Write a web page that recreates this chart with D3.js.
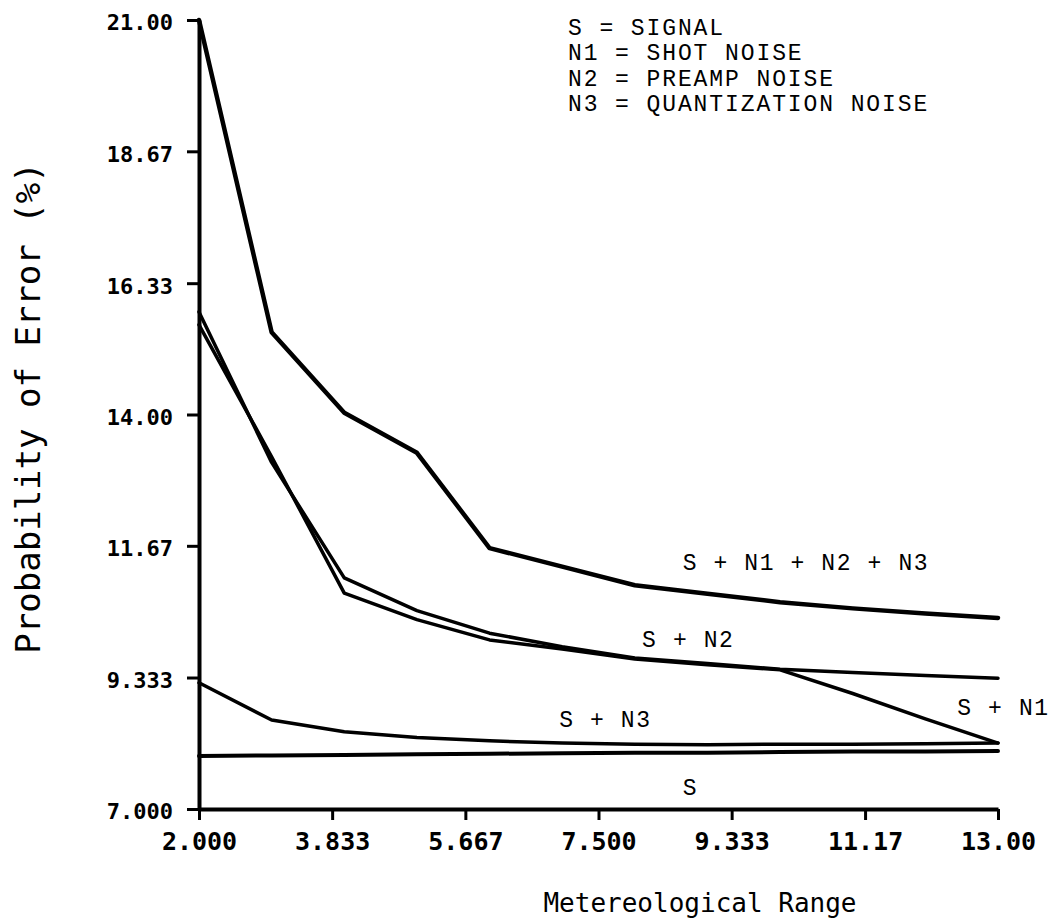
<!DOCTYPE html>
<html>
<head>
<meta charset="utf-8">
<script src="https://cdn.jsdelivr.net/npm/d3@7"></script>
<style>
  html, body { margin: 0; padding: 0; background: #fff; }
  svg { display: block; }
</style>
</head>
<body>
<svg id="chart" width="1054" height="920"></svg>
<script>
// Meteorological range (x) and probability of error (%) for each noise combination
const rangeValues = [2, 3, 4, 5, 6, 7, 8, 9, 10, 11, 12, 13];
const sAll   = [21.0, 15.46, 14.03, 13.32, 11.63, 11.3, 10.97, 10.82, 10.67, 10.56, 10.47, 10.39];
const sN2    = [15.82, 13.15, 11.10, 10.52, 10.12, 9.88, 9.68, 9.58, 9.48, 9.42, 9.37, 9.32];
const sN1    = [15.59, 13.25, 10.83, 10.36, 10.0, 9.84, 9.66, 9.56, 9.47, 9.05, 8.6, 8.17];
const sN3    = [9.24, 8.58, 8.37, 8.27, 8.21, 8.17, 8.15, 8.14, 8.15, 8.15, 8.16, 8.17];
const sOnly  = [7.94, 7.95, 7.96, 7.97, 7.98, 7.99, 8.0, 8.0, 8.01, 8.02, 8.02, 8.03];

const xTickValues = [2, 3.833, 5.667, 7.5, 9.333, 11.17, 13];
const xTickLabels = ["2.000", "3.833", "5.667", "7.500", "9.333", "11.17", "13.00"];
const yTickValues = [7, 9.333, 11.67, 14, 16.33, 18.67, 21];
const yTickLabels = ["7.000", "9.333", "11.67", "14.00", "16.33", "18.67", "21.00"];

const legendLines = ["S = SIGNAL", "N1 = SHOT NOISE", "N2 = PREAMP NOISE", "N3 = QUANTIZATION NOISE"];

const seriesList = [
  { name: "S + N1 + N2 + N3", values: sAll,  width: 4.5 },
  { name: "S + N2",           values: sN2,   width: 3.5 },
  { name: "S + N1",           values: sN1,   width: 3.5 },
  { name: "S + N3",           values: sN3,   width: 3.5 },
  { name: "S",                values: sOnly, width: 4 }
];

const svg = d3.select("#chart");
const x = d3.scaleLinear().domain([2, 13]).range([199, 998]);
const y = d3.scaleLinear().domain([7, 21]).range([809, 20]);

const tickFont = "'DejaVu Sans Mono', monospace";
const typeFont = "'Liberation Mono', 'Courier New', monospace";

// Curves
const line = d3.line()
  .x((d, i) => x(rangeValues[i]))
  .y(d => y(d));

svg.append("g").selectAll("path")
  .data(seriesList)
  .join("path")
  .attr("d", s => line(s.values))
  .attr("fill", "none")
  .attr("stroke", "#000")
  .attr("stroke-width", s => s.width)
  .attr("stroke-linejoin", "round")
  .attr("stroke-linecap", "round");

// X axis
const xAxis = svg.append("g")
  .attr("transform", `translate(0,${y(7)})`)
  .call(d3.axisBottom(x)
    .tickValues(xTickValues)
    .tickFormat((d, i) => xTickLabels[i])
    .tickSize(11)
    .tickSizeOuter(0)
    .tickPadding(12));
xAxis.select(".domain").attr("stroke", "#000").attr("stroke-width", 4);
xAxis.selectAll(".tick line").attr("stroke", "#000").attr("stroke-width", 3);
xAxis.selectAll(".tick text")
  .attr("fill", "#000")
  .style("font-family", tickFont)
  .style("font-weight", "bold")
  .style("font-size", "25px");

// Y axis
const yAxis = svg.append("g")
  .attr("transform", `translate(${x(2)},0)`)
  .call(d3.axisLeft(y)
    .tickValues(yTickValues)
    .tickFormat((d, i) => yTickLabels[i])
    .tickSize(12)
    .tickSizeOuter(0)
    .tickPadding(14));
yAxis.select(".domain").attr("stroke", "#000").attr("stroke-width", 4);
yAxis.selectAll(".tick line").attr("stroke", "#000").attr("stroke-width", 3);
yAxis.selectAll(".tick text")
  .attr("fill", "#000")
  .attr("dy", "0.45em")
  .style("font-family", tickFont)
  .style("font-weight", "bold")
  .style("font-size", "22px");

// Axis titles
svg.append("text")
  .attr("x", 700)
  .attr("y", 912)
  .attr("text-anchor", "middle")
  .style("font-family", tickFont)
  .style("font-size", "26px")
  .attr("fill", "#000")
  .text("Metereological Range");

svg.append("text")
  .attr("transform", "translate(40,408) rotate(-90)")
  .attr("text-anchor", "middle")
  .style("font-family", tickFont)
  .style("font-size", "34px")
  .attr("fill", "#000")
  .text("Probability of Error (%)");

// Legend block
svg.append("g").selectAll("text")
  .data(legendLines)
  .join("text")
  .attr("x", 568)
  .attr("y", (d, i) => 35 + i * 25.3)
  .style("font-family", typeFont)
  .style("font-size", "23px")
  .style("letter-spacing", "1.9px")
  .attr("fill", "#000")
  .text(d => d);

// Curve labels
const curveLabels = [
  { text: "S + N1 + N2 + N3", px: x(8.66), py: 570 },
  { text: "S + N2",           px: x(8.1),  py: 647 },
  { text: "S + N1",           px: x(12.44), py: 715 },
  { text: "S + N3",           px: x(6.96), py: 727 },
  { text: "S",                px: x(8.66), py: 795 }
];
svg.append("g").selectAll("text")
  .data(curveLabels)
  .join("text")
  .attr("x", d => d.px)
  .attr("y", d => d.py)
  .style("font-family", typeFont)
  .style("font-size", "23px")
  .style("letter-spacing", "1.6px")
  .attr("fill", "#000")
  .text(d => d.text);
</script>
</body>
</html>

○ ○ ○

### Objective:
List every line above that holds the word "chart".

### Result of this task:
Write a web page that recreates this chart with D3.js.
<svg id="chart" width="1054" height="920"></svg>
const svg = d3.select("#chart");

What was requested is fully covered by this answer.